I know it's rehearsed because he told me the exact same thing in an email exchange, not knowing that I was the same person he was chatting with.

He seems desperate in many ways. He knows what he has to feed the world service and UK listeners, and knows how off base it is most of the time.

1:28 AM  
Anonymous Anonymous said...

Somehow doubt Reynolds will pipe up about this -- his nuts are in the vise already.

The only interesting thing about Webb is that he's a known disgrace but still on the payroll. Who's protecting him, and why? It would be good to hear an official response but it won't happen.

Right now the BBC's newsrooms will be working hard on an anti-American spin for hurricane Katrina. Brace yourselves for sermons from "environmentalists" at Louisiana State University and preening by British Boscastle "experts".
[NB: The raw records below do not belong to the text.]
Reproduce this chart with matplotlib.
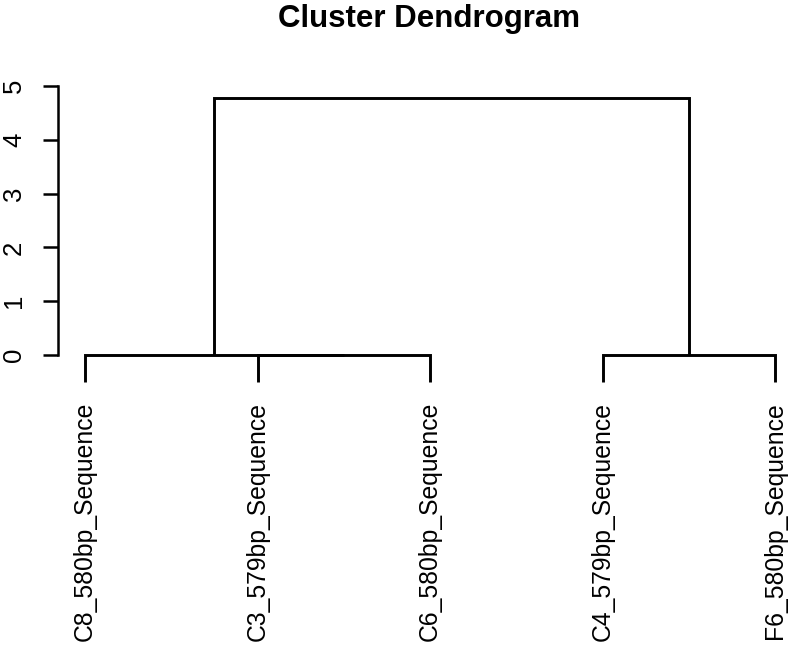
import matplotlib
matplotlib.use("Agg")
import matplotlib.pyplot as plt

plt.rcParams['font.family'] = ['Liberation Sans', 'DejaVu Sans']

# Leaf labels in dendrogram order
labels = ["C8_580bp_Sequence", "C3_579bp_Sequence", "C6_580bp_Sequence",
          "C4_579bp_Sequence", "F6_580bp_Sequence"]
# Merge table (R hclust convention: negative = leaf index (1-based), positive = earlier merge)
merge_left = [-2, -1, -4, 2]
merge_right = [-3, 1, -5, 3]
merge_height = [0.0, 0.0, 0.0, 4.78]
hang = 0.5
y_ticks = [0, 1, 2, 3, 4, 5]

W, H = 795, 655
fig = plt.figure(figsize=(W / 100, H / 100), dpi=100)

# axes placement in pixels
px_left, px_right = 58, 785
px_zero, px_per_unit = 355, 53.8
x_per = 172.5
xl0 = 1 - (85 - px_left) / x_per
xl1 = 5 + (px_right - 775) / x_per
yl0, yl1 = -0.62, 5.0
px_bot = px_zero + (-yl0) * px_per_unit
px_top = px_zero - yl1 * px_per_unit
ax = fig.add_axes([px_left / W, 1 - px_bot / H, (px_right - px_left) / W, (px_bot - px_top) / H])
ax.set_xlim(xl0, xl1)
ax.set_ylim(yl0, yl1)

lw = 2.1
col = "black"

def node_pos(ref, centers):
    if ref < 0:
        return float(-ref), None
    return centers[ref - 1], merge_height[ref - 1]

centers = []
for i in range(len(merge_height)):
    h = merge_height[i]
    xs, hs = [], []
    for ref in (merge_left[i], merge_right[i]):
        x, ch = node_pos(ref, centers)
        if ch is None:
            ch = h - hang
        xs.append(x)
        hs.append(ch)
    ax.plot([xs[0], xs[0], xs[1], xs[1]], [hs[0], h, h, hs[1]],
            color=col, lw=lw, solid_capstyle='butt', solid_joinstyle='miter')
    centers.append((xs[0] + xs[1]) / 2)

# leaf labels
for i, lab in enumerate(labels):
    ax.text(i + 1, -hang - 0.37, lab, rotation=90, ha='center', va='top',
            fontsize=17.8, color=col)

for s in ['top', 'right', 'bottom']:
    ax.spines[s].set_visible(False)
ax.spines['left'].set_bounds(0, 5)
ax.spines['left'].set_linewidth(1.8)
ax.set_xticks([])
ax.set_yticks(y_ticks)
ax.set_yticklabels([str(t) for t in y_ticks], rotation=90, va='center', fontsize=18.5)
ax.tick_params(axis='y', length=11, width=1.8, pad=12)
ax.patch.set_visible(False)

fig.text(429 / W, 1 - 19 / H, "Cluster Dendrogram", ha='center', va='center',
         fontsize=22.5, fontweight='bold')

fig.savefig("out.png", dpi=100)
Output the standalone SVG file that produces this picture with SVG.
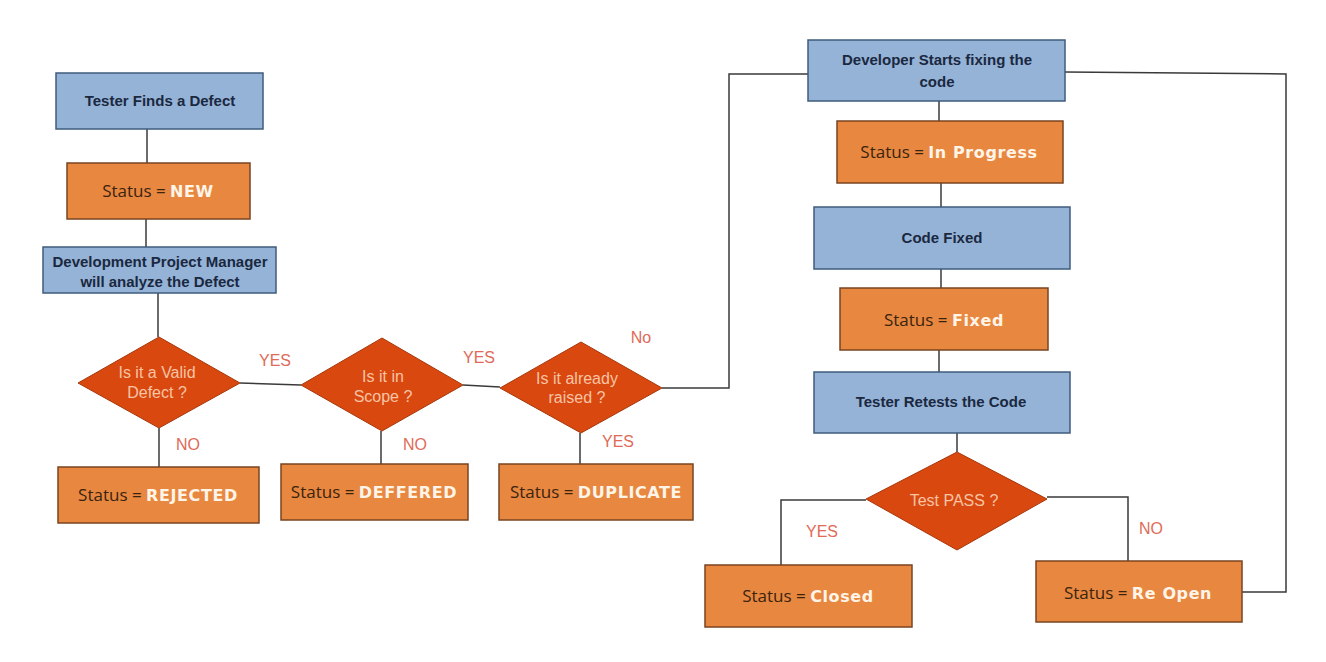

Oh, for any still interested in Mother Sheehan, this recent quote (via Lucianne) won't make it to any commentary of Webb's:

"Someone said before I came back down here that we should go down in a pasture near Bush's ranch and thousands of people would come and you ought to call it Turdstock, so let's call it Turdstock." --Wordsmith Cindy Sheehan speaking at a rally this weekend

9:35 AM  
Blogger Richard John said...

Oh good grief. Even now I cannot believe this guy.

Interesting point from Rasmussen. Inside the US (unlike the BBC) the interest in the subject would appear on a par with Iranian nuclear power. Perhaps not quite the subject being debated in the living rooms of every American household then. There's a thing.